Task prompt.
Retype only what runs from the first line of the records to the line with "const fsN = 17.5, fsP = 17;", inclusive, and no pictures.

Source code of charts
## begin

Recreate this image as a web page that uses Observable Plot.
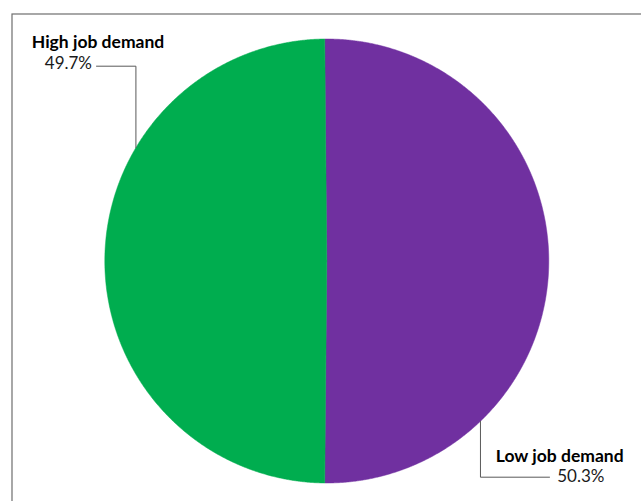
<!DOCTYPE html>
<html>
<head>
<meta charset="utf-8">
<script src="https://cdn.jsdelivr.net/npm/d3@7"></script>
<script src="https://cdn.jsdelivr.net/npm/@observablehq/plot@0.6"></script>
<style>
  html, body { margin: 0; padding: 0; background: #fff; overflow: hidden; }
  #chart svg { display: block; }
</style>
</head>
<body>
<div id="chart"></div>
<script>
// ---- data ----
const categories = ["Low job demand", "High job demand"];
const shares = [50.3, 49.7];
const shareLabels = ["50.3%", "49.7%"];
const sliceColors = ["#7030A0", "#00AD4F"];

// ---- layout (pixels) ----
const W = 641, H = 501;
const CX = 326.3, CY = 260.5, R = 222;
const toU = (px, py) => ({x: (px - CX) / R, y: (CY - py) / R});
const fsN = 17.5, fsP = 17;

// label layout: leader angle (deg, clockwise from 12 o'clock), corner/end pixels, text pixels
const labelLayout = {
  "High job demand": {angle: 300.7, cornerY: 65.7, endX: 96,
    name: {x: 97.5, y: 48.3, anchor: "middle"}, pct: {x: 91.5, y: 69.3, anchor: "end"}},
  "Low job demand": {angle: 136.2, cornerY: 476.7, endX: 549,
    name: {x: 559.2, y: 462, anchor: "middle"}, pct: {x: 556.7, y: 482, anchor: "start"}}
};

// ---- slices from data ----
const offset = -Math.PI * (shares[0] - shares[1]) / 200; // centre the small excess about 12/6 o'clock
const pie = d3.pie().sort(null).startAngle(offset).endAngle(2 * Math.PI + offset)(shares);
const slicePts = [];
pie.forEach((s, i) => {
  const cat = categories[i];
  slicePts.push({cat, x: 0, y: 0});
  const n = Math.max(2, Math.ceil((s.endAngle - s.startAngle) / (Math.PI / 720)));
  for (let k = 0; k <= n; k++) {
    const a = s.startAngle + (s.endAngle - s.startAngle) * k / n;
    slicePts.push({cat, x: Math.sin(a), y: Math.cos(a)});
  }
  slicePts.push({cat, x: 0, y: 0});
});

// ---- leaders & labels ----
const leaderPts = [];
const nameText = [];
const pctText = [];
categories.forEach((cat, i) => {
  const L = labelLayout[cat];
  const a = L.angle * Math.PI / 180;
  const ex = Math.sin(a), ey = Math.cos(a);
  const corner = toU(0, L.cornerY);
  const end = toU(L.endX, 0);
  leaderPts.push({cat, x: ex, y: ey});
  leaderPts.push({cat, x: ex, y: corner.y});
  leaderPts.push({cat, x: end.x, y: corner.y});
  const n = toU(L.name.x, L.name.y - 0.34 * fsN);
  nameText.push({cat, text: cat, x: n.x, y: n.y, anchor: L.name.anchor});
  const p = toU(L.pct.x, L.pct.y - 0.34 * fsP);
  pctText.push({cat, text: shareLabels[i], x: p.x, y: p.y, anchor: L.pct.anchor});
});

const chart = Plot.plot({
  width: W, height: H,
  margin: 0,
  x: {domain: [-CX / R, (W - CX) / R], range: [0, W], axis: null},
  y: {domain: [(CY - H) / R, CY / R], range: [H, 0], axis: null},
  color: {domain: categories, range: sliceColors},
  style: {fontFamily: "Lato, 'Open Sans', sans-serif", background: "#fff"},
  marks: [
    Plot.frame({stroke: "#6e6e6e", strokeWidth: 1.2, insetLeft: 11.5, insetTop: 13.5, insetRight: -5, insetBottom: -5}),
    Plot.line(slicePts, {x: "x", y: "y", z: "cat", fill: "cat", stroke: "cat", strokeWidth: 0.5, curve: "linear"}),
    Plot.line(leaderPts, {x: "x", y: "y", z: "cat", stroke: "#595959", strokeWidth: 1}),
    Plot.text(nameText, {x: "x", y: "y", text: "text", textAnchor: "middle", fontWeight: "bold", fontSize: fsN, fill: "#000"}),
    Plot.text(pctText.filter(d => d.anchor === "end"), {x: "x", y: "y", text: "text", textAnchor: "end", fontSize: fsP, fill: "#1a1a1a"}),
    Plot.text(pctText.filter(d => d.anchor === "start"), {x: "x", y: "y", text: "text", textAnchor: "start", fontSize: fsP, fill: "#1a1a1a"})
  ]
});
document.getElementById("chart").appendChild(chart);
</script>
</body>
</html>
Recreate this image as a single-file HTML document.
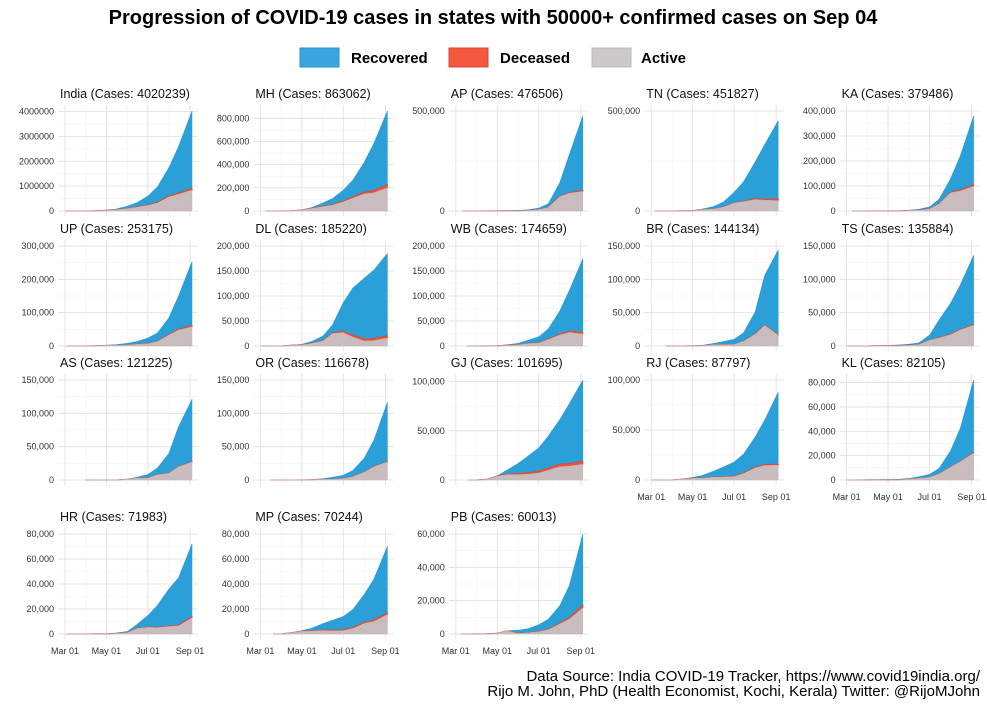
<!DOCTYPE html>
<html><head><meta charset="utf-8">
<style>
body{margin:0;background:#fff;}
svg{display:block;font-family:"Liberation Sans",Arial,sans-serif;}
</style></head>
<body>
<svg id="chart" width="987" height="705" viewBox="0 0 987 705">
<text x="493" y="24" text-anchor="middle" font-size="20" font-weight="bold" fill="#000">Progression of COVID-19 cases in states with 50000+ confirmed cases on Sep 04</text>
<g>
  <rect x="300" y="48" width="39" height="19" fill="#3aa6de" stroke="#2a90c8"/>
  <text x="351" y="63" font-size="15" font-weight="bold">Recovered</text>
  <rect x="449" y="48" width="39" height="19" fill="#f4593f" stroke="#d84a30"/>
  <text x="500" y="63" font-size="15" font-weight="bold">Deceased</text>
  <rect x="592" y="48" width="39" height="19" fill="#cbc9c9" stroke="#bbb"/>
  <text x="641" y="63" font-size="15" font-weight="bold">Active</text>
</g>
<g id="panels"></g>
<text x="980" y="681" text-anchor="end" font-size="15" fill="#000">Data Source: India COVID-19 Tracker, https://www.covid19india.org/</text>
<text x="980" y="696" text-anchor="end" font-size="15" fill="#000">Rijo M. John, PhD (Health Economist, Kochi, Kerala) Twitter: @RijoMJohn</text>
</svg>
<script>
const states = ["India","MH","AP","TN","KA","UP","DL","WB","BR","TS","AS","OR","GJ","RJ","KL","HR","MP","PB"];
const totalCases = [4020239,863062,476506,451827,379486,253175,185220,174659,144134,135884,121225,116678,101695,87797,82105,71983,70244,60013];
const startDay = [1,8,10,6,8,3,1,17,21,1,30,15,19,1,1,3,19,8];
// days since Mar 01
const sampleDays = [14,31,45,61,75,92,106,122,136,153,167,187];
const confirmed = [
 [110,1998,12000,35000,82000,198000,333000,605000,970000,1750000,2590000,4020239],
 [30,330,2900,10500,29100,70000,107000,180000,267000,422000,584000,863062],
 [0,87,500,1400,2300,3600,6100,14600,35500,140900,281800,476506],
 [1,124,1200,2300,10000,22300,44600,94000,147000,245000,332000,451827],
 [6,110,280,570,1000,3200,7000,16500,47000,129000,219000,379486],
 [12,110,735,2300,4000,8000,13600,24000,39000,85000,150000,253175],
 [7,150,1560,3500,8900,20000,42000,87000,116000,136000,152000,185220],
 [1,37,220,800,2400,5500,11500,18500,34000,70000,111000,174659],
 [0,20,66,470,1000,3900,6600,10000,20000,51000,106000,144134],
 [3,97,650,1040,1450,2700,4700,16300,39000,64000,91000,135884],
 [0,10,35,42,80,1400,4000,8400,18000,40000,80000,121225],
 [0,4,60,150,670,2000,4100,7000,14300,33000,60000,116678],
 [0,75,700,4400,9900,17000,24100,32600,44600,61400,77600,101695],
 [4,120,1000,2600,4500,8900,13000,18000,26000,43000,60000,87797],
 [24,265,390,500,580,1300,2600,4600,9500,24000,42000,82105],
 [0,35,210,300,800,2100,7700,14900,23000,36000,45000,71983],
 [0,90,1000,2700,4600,8300,11000,14000,19600,31800,44000,70244],
 [1,40,190,480,1950,2300,3100,5600,8800,17000,29000,60013]
];
const active = [
 [100,1800,10000,25000,50000,97000,153000,227000,320000,565000,670000,840000],
 [30,300,2500,8500,21500,38000,50000,79000,111000,148000,157000,200000],
 [0,85,480,1000,1000,1200,2600,7000,17500,72000,89000,98000],
 [1,120,1100,1000,7000,9800,19000,39800,47000,57000,54000,52000],
 [5,100,200,300,500,2000,2800,8100,28000,73000,80000,99000],
 [10,100,700,1700,1800,3100,5000,7000,13500,33000,48000,58000],
 [6,140,1500,2300,5000,10000,25000,27000,18000,10000,10700,16000],
 [1,30,150,600,1300,2300,4800,5900,13000,22000,27000,24000],
 [0,19,40,370,600,2100,2000,2200,7000,17500,31000,16000],
 [3,90,550,550,500,1100,2000,8500,12000,17000,24000,31000],
 [0,10,30,10,40,1200,2700,2900,7800,10000,20000,27000],
 [0,4,40,90,450,950,1000,2100,5000,11500,20000,27000],
 [0,70,650,3800,5500,5500,5900,7000,10000,13500,14000,16000],
 [4,110,900,1600,1800,2800,3000,3400,6500,12000,14500,14800],
 [22,240,120,16,70,700,1300,2100,5000,10500,15000,22000],
 [0,30,150,100,400,1000,4500,5300,5100,6000,6500,13000],
 [0,90,900,2200,2300,2800,2500,2700,4400,8500,10000,15500],
 [1,35,150,380,1800,300,700,1400,2500,6000,9000,15600]
];
const deceased = [
 [2,58,400,1150,2650,5600,9500,17800,25000,37400,50000,70000],
 [0,16,190,460,1070,2360,3950,8050,10700,14900,19700,25900],
 [0,0,9,31,48,62,82,187,452,1281,2562,4347],
 [0,1,15,28,71,184,435,1260,2100,3900,5700,7700],
 [1,3,12,22,35,51,88,253,928,2400,3800,6200],
 [0,2,11,40,100,222,399,718,913,1630,2400,3700],
 [0,2,30,60,120,520,1400,2680,3450,3960,4200,4500],
 [0,3,12,33,220,320,480,680,980,1580,2350,3400],
 [0,0,1,3,7,23,40,70,170,300,500,700],
 [0,0,18,28,34,82,182,260,400,520,700,870],
 [0,0,1,1,2,4,8,12,45,100,200,340],
 [0,0,1,1,3,7,10,25,60,150,300,500],
 [0,6,33,214,606,1060,1500,1850,2080,2430,2720,3030],
 [0,0,14,58,125,198,300,415,500,700,900,1100],
 [0,2,2,4,4,10,20,25,35,75,150,320],
 [0,0,3,3,11,20,100,240,320,430,520,760],
 [0,6,50,140,250,360,470,590,680,830,1080,1500],
 [0,2,12,20,40,45,65,145,220,420,750,1600]
];
const yTop = [4020239,863062,500000,500000,400000,300000,200000,200000,150000,150000,150000,150000,101695,100000,82105,80000,80000,60000];
const yTicks = [
 [0,1000000,2000000,3000000,4000000],[0,200000,400000,600000,800000],[0,500000],[0,500000],[0,100000,200000,300000,400000],
 [0,100000,200000,300000],[0,50000,100000,150000,200000],[0,50000,100000,150000,200000],[0,50000,100000,150000],[0,50000,100000,150000],
 [0,50000,100000,150000],[0,50000,100000,150000],[0,50000,100000],[0,50000,100000],[0,20000,40000,60000,80000],
 [0,20000,40000,60000,80000],[0,20000,40000,60000,80000],[0,20000,40000,60000]
];
const xTickLabels = ["Mar 01","May 01","Jul 01","Sep 01"];
const xTickDays = [0,61,122,184];
const xMinorDays = [31,92,153];

const NS="http://www.w3.org/2000/svg";
const root=document.getElementById('panels');
const rowZero=[211,346,480,634];
function mk(tag,attrs,parent){const e=document.createElementNS(NS,tag);for(const k in attrs)e.setAttribute(k,attrs[k]);(parent||root).appendChild(e);return e;}
function fmt(v,i){return i===0?String(v):v.toLocaleString('en-US');}

states.forEach((st,i)=>{
  const r=Math.floor(i/5), c=i%5;
  const left=58+c*195.4, right=left+140;
  const zero=rowZero[r];
  const top=zero-106, bottom=zero+5;
  const xs=d=>left+7+d*(125/184);
  const ys=v=>zero-v*(100/yTop[i]);
  const g=mk('g',{});
  
  
  yTicks[i].forEach((t,k)=>{
    if(k>0){const m=(yTicks[i][k-1]+t)/2;const ml=mk('line',{x1:left,x2:right,y1:ys(m),y2:ys(m),stroke:'#f2f2f2','stroke-width':0.6},g);}
    const gl=mk('line',{x1:left,x2:right,y1:ys(t),y2:ys(t),stroke:'#dedede','stroke-width':0.8},g);
    
    
    const tl=mk('text',{x:left-4,y:ys(t)+3,'text-anchor':'end','font-size':9,fill:'#333'},g);
    tl.textContent=fmt(t,i);
    
    
  });
  xMinorDays.forEach(d=>{const l=mk('line',{x1:xs(d),x2:xs(d),y1:top,y2:bottom,stroke:'#f4f4f4','stroke-width':0.6},g);});
  xTickDays.forEach((d,k)=>{
    const l=mk('line',{x1:xs(d),x2:xs(d),y1:top,y2:bottom,stroke:'#dedede','stroke-width':0.8},g);
    
    
    const showX=(r===3)||(r===2&&c>=3);
    if(showX){const t=mk('text',{x:xs(d),y:bottom+15,'text-anchor':'middle','font-size':9,fill:'#333'},g);t.textContent=xTickLabels[k];
      
      }
  });
  const pts=[{d:startDay[i],a:0,dd:0,cf:0}];
  sampleDays.forEach((d,k)=>{if(d>startDay[i])pts.push({d:d,a:active[i][k],dd:deceased[i][k],cf:confirmed[i][k]});});
  const line=(f)=>pts.map(p=>xs(p.d).toFixed(1)+','+ys(f(p)).toFixed(1));
  const band=(lo,hi)=>'M'+line(hi).join('L')+'L'+line(lo).reverse().join('L')+'Z';
  const pR=mk('path',{d:band(p=>p.a+p.dd,p=>Math.max(p.cf,p.a+p.dd)),fill:'#2a9fd8',stroke:'#2196d3','stroke-width':0.5},g);
  
  
  const pD=mk('path',{d:band(p=>p.a,p=>p.a+p.dd),fill:'#e8553c',stroke:'#e04a30','stroke-width':1},g);
  
  
  const pA=mk('path',{d:band(p=>0,p=>p.a),fill:'#c8bcbc',stroke:'#bfb3b3','stroke-width':0.5},g);
  
  
  const tt=mk('text',{x:left+2,y:top-7,'font-size':12.5,fill:'#111'},g);
  tt.textContent=st+' (Cases: '+totalCases[i]+')';
  
  
});
</script>
</body></html>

## end

In response.
Recreate this image as a web page that uses Observable Plot.
<!DOCTYPE html>
<html>
<head>
<meta charset="utf-8">
<script src="https://cdn.jsdelivr.net/npm/d3@7"></script>
<script src="https://cdn.jsdelivr.net/npm/@observablehq/plot@0.6"></script>
<style>
  html, body { margin: 0; padding: 0; background: #fff; overflow: hidden; }
  #chart svg { display: block; }
</style>
</head>
<body>
<div id="chart"></div>
<script>
// ---- data ----
const categories = ["Low job demand", "High job demand"];
const shares = [50.3, 49.7];
const shareLabels = ["50.3%", "49.7%"];
const sliceColors = ["#7030A0", "#00AD4F"];

// ---- layout (pixels) ----
const W = 641, H = 501;
const CX = 326.3, CY = 260.5, R = 222;
const toU = (px, py) => ({x: (px - CX) / R, y: (CY - py) / R});
const fsN = 17.5, fsP = 17;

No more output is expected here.